Benjamin Rathery et Georges Brassens ont d'autres idées en commun. Tous deux anarchistes, s'élevant contre l'autorité établie, ils sont heureux au milieu de leurs amis. Si Benjamin Rathery provoque le vicomte avec son épée, Brassens provoque l'autorité avec ses vers notamment dans Le Gorille ou Hécatombe. C'est d'ailleurs dans cette seule chanson que Brassens lâche le mot en disant "Mort aux lois ! Vive l'anarchie". L'amitié, quant à elle, est omniprésente chez Brassens et est cristallisée dans la chanson Les copains d'abord. En écoutant les paroles de cette chanson, on pourrait très bien les imaginer dans la bouche de Benjamin Rathery et elles auraient pu servir d'épitaphe sur la tombe de monsieur de Minxit : "Au rendez-vous des bons copains / Y'avait pas souvent de lapins, / Quand l'un d'entre eux manquait à bord, / C'est qu'il était mort. / Oui mais jamais, ô grand jamais, / Son trou dans l'eau ne se refermait,  / Cent ans après, coquin de sort / Il manquait encore !"

 

Claude Tillier et Georges Brassens renversent également l'ordre des choses en ce qui concerne "les bonnes gens". Ces gens de bien ne sont pas ceux que l'on croit.

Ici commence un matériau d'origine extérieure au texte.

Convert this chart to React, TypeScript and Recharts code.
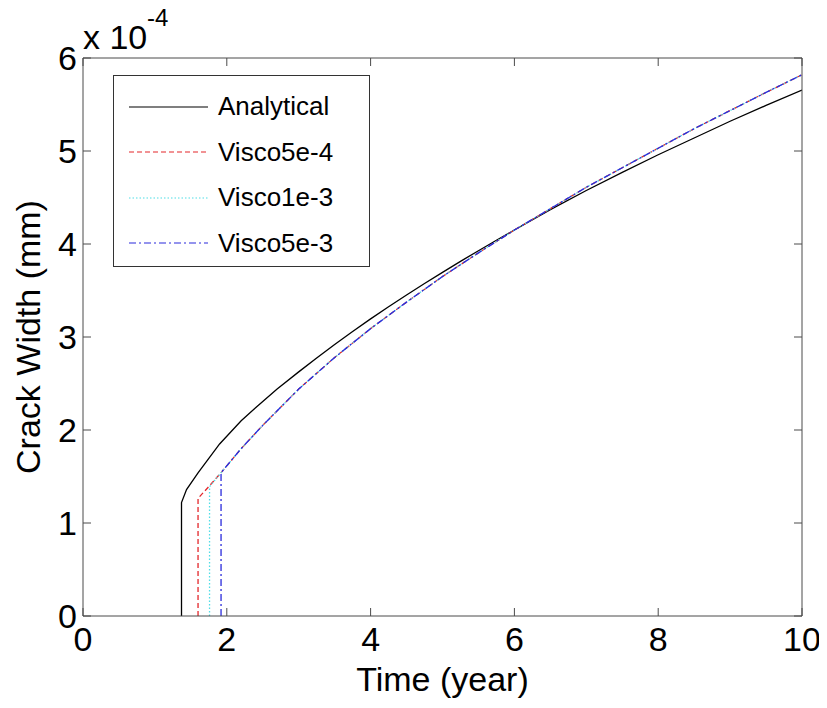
import React from 'react';
import { LineChart, Line, XAxis, YAxis, Legend } from 'recharts';

// ---- data (crack width in units of 1e-4 mm, time in years) ----
const analytical = [
  { t: 1.37, w: 0 }, { t: 1.37, w: 1.22 }, { t: 1.44, w: 1.36 }, { t: 1.6, w: 1.54 },
  { t: 1.9, w: 1.85 }, { t: 2.2, w: 2.1 }, { t: 2.46, w: 2.28 }, { t: 2.7, w: 2.44 },
  { t: 3.0, w: 2.625 }, { t: 3.25, w: 2.775 }, { t: 3.5, w: 2.92 }, { t: 3.75, w: 3.06 },
  { t: 4.0, w: 3.195 }, { t: 4.25, w: 3.325 }, { t: 4.5, w: 3.452 }, { t: 4.75, w: 3.575 },
  { t: 5.0, w: 3.695 }, { t: 5.25, w: 3.813 }, { t: 5.5, w: 3.928 }, { t: 5.75, w: 4.04 },
  { t: 6.0, w: 4.15 }, { t: 6.5, w: 4.37 }, { t: 7.0, w: 4.575 }, { t: 7.5, w: 4.77 },
  { t: 8.0, w: 4.96 }, { t: 8.5, w: 5.14 }, { t: 9.0, w: 5.32 }, { t: 9.5, w: 5.49 },
  { t: 10.0, w: 5.656 },
];
const viscoTail = [
  { t: 2.2, w: 1.8 }, { t: 2.5, w: 2.05 }, { t: 3.0, w: 2.44 }, { t: 3.5, w: 2.78 },
  { t: 4.0, w: 3.09 }, { t: 4.5, w: 3.375 }, { t: 5.0, w: 3.65 }, { t: 5.5, w: 3.905 },
  { t: 6.0, w: 4.15 }, { t: 6.5, w: 4.38 }, { t: 7.0, w: 4.61 }, { t: 7.5, w: 4.82 },
  { t: 8.0, w: 5.03 }, { t: 8.5, w: 5.24 }, { t: 9.0, w: 5.435 }, { t: 9.5, w: 5.63 },
  { t: 10.0, w: 5.82 },
];
const visco5e4 = [
  { t: 1.6, w: 0 }, { t: 1.6, w: 1.265 }, { t: 1.76, w: 1.4 }, { t: 1.93, w: 1.55 }, ...viscoTail,
];
const visco1e3 = [
  { t: 1.76, w: 0 }, { t: 1.76, w: 1.39 }, { t: 1.93, w: 1.55 }, ...viscoTail,
];
const visco5e3 = [
  { t: 1.92, w: 0 }, { t: 1.92, w: 1.545 }, { t: 1.93, w: 1.55 }, ...viscoTail,
];

const xTicks = [0, 2, 4, 6, 8, 10];
const yTicks = [0, 1, 2, 3, 4, 5, 6];

const seriesNames = ['Analytical', 'Visco5e-4', 'Visco1e-3', 'Visco5e-3'];
const seriesColors = ['#000000', '#e3262b', '#4fdde6', '#2b2bdc'];
const seriesDash = ['', '5 3', '1.5 2', '7 3 2 3'];
const seriesData = [analytical, visco5e4, visco1e3, visco5e3];

const FONT = '"Liberation Sans", Arial, Helvetica, sans-serif';
const AXIS = '#4a4a4a';
const TM = 10;
const TL = 8;

const BottomTick = (p: any) => (
  <g>
    <line x1={p.x} x2={p.x} y1={p.y - TM} y2={p.y - TM - TL} stroke={AXIS} strokeWidth={1} />
    <text x={p.x} y={p.y + 25} textAnchor="middle" fontSize={34} fontFamily={FONT} fill="#000">
      {p.payload.value}
    </text>
  </g>
);
const LeftTick = (p: any) => (
  <g>
    <line x1={p.x + TM} x2={p.x + TM + TL} y1={p.y} y2={p.y} stroke={AXIS} strokeWidth={1} />
    <text x={p.x + 4} y={p.y + 12} textAnchor="end" fontSize={34} fontFamily={FONT} fill="#000">
      {p.payload.value}
    </text>
  </g>
);
const TopTick = (p: any) => (
  <line x1={p.x} x2={p.x} y1={p.y + TM} y2={p.y + TM + TL} stroke={AXIS} strokeWidth={1} />
);
const RightTick = (p: any) => (
  <line x1={p.x - TM} x2={p.x - TM - TL} y1={p.y} y2={p.y} stroke={AXIS} strokeWidth={1} />
);

const XLabel = (p: any) => {
  const vb = p.viewBox;
  return (
    <text x={vb.x + vb.width / 2} y={vb.y + 75} textAnchor="middle" fontSize={34} fontFamily={FONT} fill="#000">
      Time (year)
    </text>
  );
};
const YLabel = (p: any) => {
  const vb = p.viewBox;
  const cx = 32;
  const cy = vb.y + vb.height / 2;
  return (
    <text x={cx} y={cy} transform={`rotate(-90 ${cx} ${cy})`} textAnchor="middle" fontSize={34} fontFamily={FONT} fill="#000">
      Crack Width (mm)
    </text>
  );
};

const LegendBox = () => (
  <div
    style={{
      border: '1px solid #333',
      background: '#fff',
      width: 257,
      height: 192,
      boxSizing: 'border-box',
      paddingTop: 8,
      fontFamily: FONT,
      fontSize: 26,
    }}
  >
    {seriesNames.map((n, i) => (
      <div key={n} style={{ display: 'flex', alignItems: 'center', height: 45.5 }}>
        <svg width={104} height={10} style={{ flex: 'none' }}>
          <line x1={15} x2={94} y1={5} y2={5} stroke={seriesColors[i]} strokeWidth={1.2} strokeDasharray={seriesDash[i] || undefined} />
        </svg>
        <span style={{ color: '#000' }}>{n}</span>
      </div>
    ))}
  </div>
);

export default function App() {
  return (
    <div style={{ position: 'relative', width: 819, height: 692, background: '#fff' }}>
      <LineChart width={819} height={692} margin={{ top: 49, right: 24, bottom: 0, left: 0 }}>
        <XAxis
          xAxisId="b"
          dataKey="t"
          type="number"
          domain={[0, 10]}
          ticks={xTicks}
          allowDataOverflow
          height={84}
          tickSize={0}
          tickMargin={TM}
          tick={<BottomTick />}
          axisLine={{ stroke: AXIS }}
          label={<XLabel />}
        />
        <XAxis
          xAxisId="t"
          orientation="top"
          dataKey="t"
          type="number"
          domain={[0, 10]}
          ticks={xTicks}
          allowDataOverflow
          height={1}
          tickSize={0}
          tickMargin={TM}
          tick={<TopTick />}
          axisLine={{ stroke: AXIS }}
        />
        <YAxis
          yAxisId="l"
          dataKey="w"
          type="number"
          domain={[0, 6]}
          ticks={yTicks}
          allowDataOverflow
          width={75}
          tickSize={0}
          tickMargin={TM}
          tick={<LeftTick />}
          axisLine={{ stroke: AXIS }}
          label={<YLabel />}
        />
        <YAxis
          yAxisId="r"
          orientation="right"
          dataKey="w"
          type="number"
          domain={[0, 6]}
          ticks={yTicks}
          allowDataOverflow
          width={1}
          tickSize={0}
          tickMargin={TM}
          tick={<RightTick />}
          axisLine={{ stroke: AXIS }}
        />
        <Line
          xAxisId="t"
          yAxisId="r"
          data={analytical}
          dataKey="w"
          stroke="none"
          dot={false}
          legendType="none"
          isAnimationActive={false}
        />
        {seriesData.map((d, i) => (
          <Line
            key={seriesNames[i]}
            xAxisId="b"
            yAxisId="l"
            data={d}
            dataKey="w"
            name={seriesNames[i]}
            type="linear"
            stroke={seriesColors[i]}
            strokeWidth={1.3}
            strokeDasharray={seriesDash[i] || undefined}
            dot={false}
            activeDot={false}
            isAnimationActive={false}
          />
        ))}
        <Legend
          layout="vertical"
          align="center"
          verticalAlign="middle"
          content={<LegendBox />}
          wrapperStyle={{ left: 105, top: 67, width: 257, height: 192 }}
        />
      </LineChart>
      <div
        style={{
          position: 'absolute',
          left: 75,
          top: 0,
          fontFamily: FONT,
          color: '#000',
          whiteSpace: 'nowrap',
          pointerEvents: 'none',
        }}
      >
        <span style={{ position: 'absolute', left: 0, top: 12, fontSize: 34, lineHeight: '34px' }}>x 10</span>
        <span style={{ position: 'absolute', left: 64, top: -2, fontSize: 24, lineHeight: '24px' }}>-4</span>
      </div>
    </div>
  );
}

Bien au contraire.  Ainsi dans le répertoire de Brassens trouve-t-on des chansons où les personnages vivent une sorte de rédemption et où tous, ont droit au "Paradis". On retrouve notamment cette idée dans L'assassinat : "C'est une larme au fond des yeux / Qui lui valut les cieux." Plus éloquente est encore la Chanson pour l'Auvergnat, chanson écrite par Brassens pour rendre hommage à Marcel Planche, époux de "la Jeanne" : "Toi, l'Auvergnat, quand tu mourras, / Quand le croque-mort t'emportera, / Qu'il te conduise, à travers ciel, / Au Père éternel." Ce sont, à leur façon, des anti-héros que l'on croirait issus des romans picaresques, prouvant ainsi, qu'au-delà des groupes et des étiquettes, c'est l'être humain qui compte avant tout.

 

Dans le roman de Claude Tillier, on retrouve donc toute la philosophie de Georges Brassens ou plus exactement, chronologie oblige, la philosophie de Claude Tiller est présente dans les chansons de Brassens. Il n’est pas étonnant que cet ouvrage ait été SON livre de référence. Il obligeait d'ailleurs ses amis à le lire et disait lui-même que l’on ne pouvait pas rentrer dans son cercle d’amis sans être passé par cette étape obligatoire de la lecture de ce livre !


Du roman du XIXe siècle à la chanson française du XXe siècle, il n'y a qu'un pas littéraire et philosiphique ; un  exemple d'interdisciplinarité.